§ What needs to be done: Exactly repeat the material, dropping only the pictures.

····················

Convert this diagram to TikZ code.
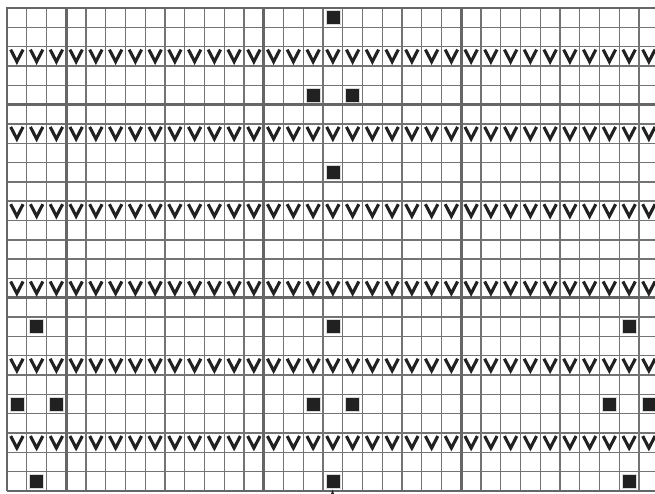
\documentclass[tikz,border=0pt]{standalone}
\begin{document}
\begin{tikzpicture}[x=1pt,y=-1pt,
  gridline/.style={draw=black!55, line width=1.45pt},
  borderline/.style={draw=black!60, line width=2pt},
  thickline/.style={draw=black!60, line width=3pt},
  purlbox/.style={fill=black!87, draw=white!85!black, line width=0.6pt},
  slipv/.style={draw=black!87, line width=3.1pt, line join=miter, miter limit=10, line cap=butt},
  centermark/.style={fill=black!87}
]
\def\cw{19.75}
\def\rh{19.32}
\def\xo{7}
\def\yo{8}
\useasboundingbox (0,0) rectangle (655,494);
\fill[white] (0,0) rectangle (655,494);
% thin grid
\foreach \c in {1,...,32} \draw[gridline] ({\xo+\c*\cw},\yo) -- ({\xo+\c*\cw},{\yo+25*\rh});
\foreach \r in {1,...,24} \draw[gridline] (\xo,{\yo+\r*\rh}) -- (660,{\yo+\r*\rh});
% borders
\draw[borderline] (\xo,{\yo+25*\rh}) -- (\xo,\yo) -- (660,\yo);
\draw[borderline] (\xo,{\yo+25*\rh}) -- (660,{\yo+25*\rh});
% thick lines every ten stitches / rows
\foreach \c in {3,13,23} \draw[thickline] ({\xo+\c*\cw},\yo) -- ({\xo+\c*\cw},{\yo+25*\rh});
\foreach \r in {5,15} \draw[thickline] (\xo,{\yo+\r*\rh}) -- (660,{\yo+\r*\rh});
% slipped-stitch rows
\foreach \r in {3,7,11,15,19,23}
  \foreach \c in {1,...,33}
    \draw[slipv] ({\xo+(\c-0.5)*\cw-6.2},{\yo+(\r-1)*\rh+3}) -- ({\xo+(\c-0.5)*\cw},{\yo+(\r-1)*\rh+15}) -- ({\xo+(\c-0.5)*\cw+6.2},{\yo+(\r-1)*\rh+3});
% purl squares
\foreach \c/\r in {17/1,16/5,18/5,17/9,2/17,17/17,32/17,1/21,3/21,16/21,18/21,31/21,33/21,2/25,17/25,32/25}
  \filldraw[purlbox] ({\xo+(\c-0.5)*\cw-7},{\yo+(\r-0.5)*\rh-7}) rectangle ++(14,14);
% center mark
\fill[centermark] (332.5,489.5) -- (331,494) -- (334,494) -- cycle;
\end{tikzpicture}
\end{document}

····················

§ Solution for this exercise:
Convert this diagram to TikZ code.
\documentclass[tikz,border=0pt]{standalone}
\begin{document}
\begin{tikzpicture}[x=1pt,y=-1pt,
  gridline/.style={draw=black!55, line width=1.45pt},
  borderline/.style={draw=black!60, line width=2pt},
  thickline/.style={draw=black!60, line width=3pt},
  purlbox/.style={fill=black!87, draw=white!85!black, line width=0.6pt},
  slipv/.style={draw=black!87, line width=3.1pt, line join=miter, miter limit=10, line cap=butt},
  centermark/.style={fill=black!87}
]
\def\cw{19.75}
\def\rh{19.32}
\def\xo{7}
\def\yo{8}
\useasboundingbox (0,0) rectangle (655,494);
\fill[white] (0,0) rectangle (655,494);
% thin grid
\foreach \c in {1,...,32} \draw[gridline] ({\xo+\c*\cw},\yo) -- ({\xo+\c*\cw},{\yo+25*\rh});
\foreach \r in {1,...,24} \draw[gridline] (\xo,{\yo+\r*\rh}) -- (660,{\yo+\r*\rh});
% borders
\draw[borderline] (\xo,{\yo+25*\rh}) -- (\xo,\yo) -- (660,\yo);
\draw[borderline] (\xo,{\yo+25*\rh}) -- (660,{\yo+25*\rh});
% thick lines every ten stitches / rows
\foreach \c in {3,13,23} \draw[thickline] ({\xo+\c*\cw},\yo) -- ({\xo+\c*\cw},{\yo+25*\rh});
\foreach \r in {5,15} \draw[thickline] (\xo,{\yo+\r*\rh}) -- (660,{\yo+\r*\rh});
% slipped-stitch rows
\foreach \r in {3,7,11,15,19,23}
  \foreach \c in {1,...,33}
    \draw[slipv] ({\xo+(\c-0.5)*\cw-6.2},{\yo+(\r-1)*\rh+3}) -- ({\xo+(\c-0.5)*\cw},{\yo+(\r-1)*\rh+15}) -- ({\xo+(\c-0.5)*\cw+6.2},{\yo+(\r-1)*\rh+3});
% purl squares
\foreach \c/\r in {17/1,16/5,18/5,17/9,2/17,17/17,32/17,1/21,3/21,16/21,18/21,31/21,33/21,2/25,17/25,32/25}
  \filldraw[purlbox] ({\xo+(\c-0.5)*\cw-7},{\yo+(\r-0.5)*\rh-7}) rectangle ++(14,14);
% center mark
\fill[centermark] (332.5,489.5) -- (331,494) -- (334,494) -- cycle;
\end{tikzpicture}
\end{document}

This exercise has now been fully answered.